The lines below are to be quoted exactly, from the first through the one that contains "(rc) at (811,517);".

++++++++

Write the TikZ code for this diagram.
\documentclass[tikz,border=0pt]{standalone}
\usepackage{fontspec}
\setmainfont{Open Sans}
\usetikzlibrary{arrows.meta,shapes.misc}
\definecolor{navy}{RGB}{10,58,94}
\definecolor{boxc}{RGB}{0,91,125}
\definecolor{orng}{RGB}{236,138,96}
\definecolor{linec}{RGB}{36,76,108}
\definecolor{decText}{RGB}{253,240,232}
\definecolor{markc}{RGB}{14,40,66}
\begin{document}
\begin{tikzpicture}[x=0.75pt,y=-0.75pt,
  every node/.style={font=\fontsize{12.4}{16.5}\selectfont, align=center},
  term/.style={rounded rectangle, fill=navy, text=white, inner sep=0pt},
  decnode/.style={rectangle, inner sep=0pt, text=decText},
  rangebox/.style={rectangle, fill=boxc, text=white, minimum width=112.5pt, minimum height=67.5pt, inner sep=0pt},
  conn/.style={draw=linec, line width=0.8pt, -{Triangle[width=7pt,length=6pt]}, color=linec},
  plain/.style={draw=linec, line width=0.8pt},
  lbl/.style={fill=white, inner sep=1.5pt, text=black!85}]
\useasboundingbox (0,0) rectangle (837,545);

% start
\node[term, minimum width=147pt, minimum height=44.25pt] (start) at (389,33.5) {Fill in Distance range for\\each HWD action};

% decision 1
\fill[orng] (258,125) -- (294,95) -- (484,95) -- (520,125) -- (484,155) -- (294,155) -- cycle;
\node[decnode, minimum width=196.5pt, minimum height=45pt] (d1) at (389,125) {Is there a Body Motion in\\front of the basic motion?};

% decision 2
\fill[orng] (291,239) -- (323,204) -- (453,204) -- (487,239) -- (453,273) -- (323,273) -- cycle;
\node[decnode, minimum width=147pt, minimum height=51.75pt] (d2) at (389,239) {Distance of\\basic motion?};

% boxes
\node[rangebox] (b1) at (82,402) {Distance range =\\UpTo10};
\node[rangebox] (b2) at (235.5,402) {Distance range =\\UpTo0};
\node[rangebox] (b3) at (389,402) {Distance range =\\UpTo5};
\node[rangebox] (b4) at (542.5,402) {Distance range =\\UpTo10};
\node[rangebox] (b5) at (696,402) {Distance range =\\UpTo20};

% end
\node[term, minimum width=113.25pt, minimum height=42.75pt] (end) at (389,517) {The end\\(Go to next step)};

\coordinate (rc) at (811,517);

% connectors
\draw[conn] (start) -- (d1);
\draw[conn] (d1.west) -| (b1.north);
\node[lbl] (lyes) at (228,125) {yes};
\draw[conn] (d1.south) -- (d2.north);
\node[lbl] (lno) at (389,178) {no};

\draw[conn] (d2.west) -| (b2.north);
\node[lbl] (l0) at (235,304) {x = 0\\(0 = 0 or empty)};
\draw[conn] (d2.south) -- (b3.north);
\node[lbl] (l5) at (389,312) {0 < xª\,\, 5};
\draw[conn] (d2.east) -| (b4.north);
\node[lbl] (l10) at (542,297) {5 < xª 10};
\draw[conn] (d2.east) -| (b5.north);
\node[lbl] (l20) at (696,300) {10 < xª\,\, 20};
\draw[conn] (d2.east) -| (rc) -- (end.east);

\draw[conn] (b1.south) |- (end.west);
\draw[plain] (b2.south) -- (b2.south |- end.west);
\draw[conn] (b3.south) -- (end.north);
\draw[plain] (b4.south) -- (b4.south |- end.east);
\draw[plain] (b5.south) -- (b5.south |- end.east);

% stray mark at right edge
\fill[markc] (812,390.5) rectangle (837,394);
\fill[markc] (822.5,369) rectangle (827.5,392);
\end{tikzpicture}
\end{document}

++++++++

▶ _SOLUTION TO THE EXERCISE_
Write the TikZ code for this diagram.
\documentclass[tikz,border=0pt]{standalone}
\usepackage{fontspec}
\setmainfont{Open Sans}
\usetikzlibrary{arrows.meta,shapes.misc}
\definecolor{navy}{RGB}{10,58,94}
\definecolor{boxc}{RGB}{0,91,125}
\definecolor{orng}{RGB}{236,138,96}
\definecolor{linec}{RGB}{36,76,108}
\definecolor{decText}{RGB}{253,240,232}
\definecolor{markc}{RGB}{14,40,66}
\begin{document}
\begin{tikzpicture}[x=0.75pt,y=-0.75pt,
  every node/.style={font=\fontsize{12.4}{16.5}\selectfont, align=center},
  term/.style={rounded rectangle, fill=navy, text=white, inner sep=0pt},
  decnode/.style={rectangle, inner sep=0pt, text=decText},
  rangebox/.style={rectangle, fill=boxc, text=white, minimum width=112.5pt, minimum height=67.5pt, inner sep=0pt},
  conn/.style={draw=linec, line width=0.8pt, -{Triangle[width=7pt,length=6pt]}, color=linec},
  plain/.style={draw=linec, line width=0.8pt},
  lbl/.style={fill=white, inner sep=1.5pt, text=black!85}]
\useasboundingbox (0,0) rectangle (837,545);

% start
\node[term, minimum width=147pt, minimum height=44.25pt] (start) at (389,33.5) {Fill in Distance range for\\each HWD action};

% decision 1
\fill[orng] (258,125) -- (294,95) -- (484,95) -- (520,125) -- (484,155) -- (294,155) -- cycle;
\node[decnode, minimum width=196.5pt, minimum height=45pt] (d1) at (389,125) {Is there a Body Motion in\\front of the basic motion?};

% decision 2
\fill[orng] (291,239) -- (323,204) -- (453,204) -- (487,239) -- (453,273) -- (323,273) -- cycle;
\node[decnode, minimum width=147pt, minimum height=51.75pt] (d2) at (389,239) {Distance of\\basic motion?};

% boxes
\node[rangebox] (b1) at (82,402) {Distance range =\\UpTo10};
\node[rangebox] (b2) at (235.5,402) {Distance range =\\UpTo0};
\node[rangebox] (b3) at (389,402) {Distance range =\\UpTo5};
\node[rangebox] (b4) at (542.5,402) {Distance range =\\UpTo10};
\node[rangebox] (b5) at (696,402) {Distance range =\\UpTo20};

% end
\node[term, minimum width=113.25pt, minimum height=42.75pt] (end) at (389,517) {The end\\(Go to next step)};

\coordinate (rc) at (811,517);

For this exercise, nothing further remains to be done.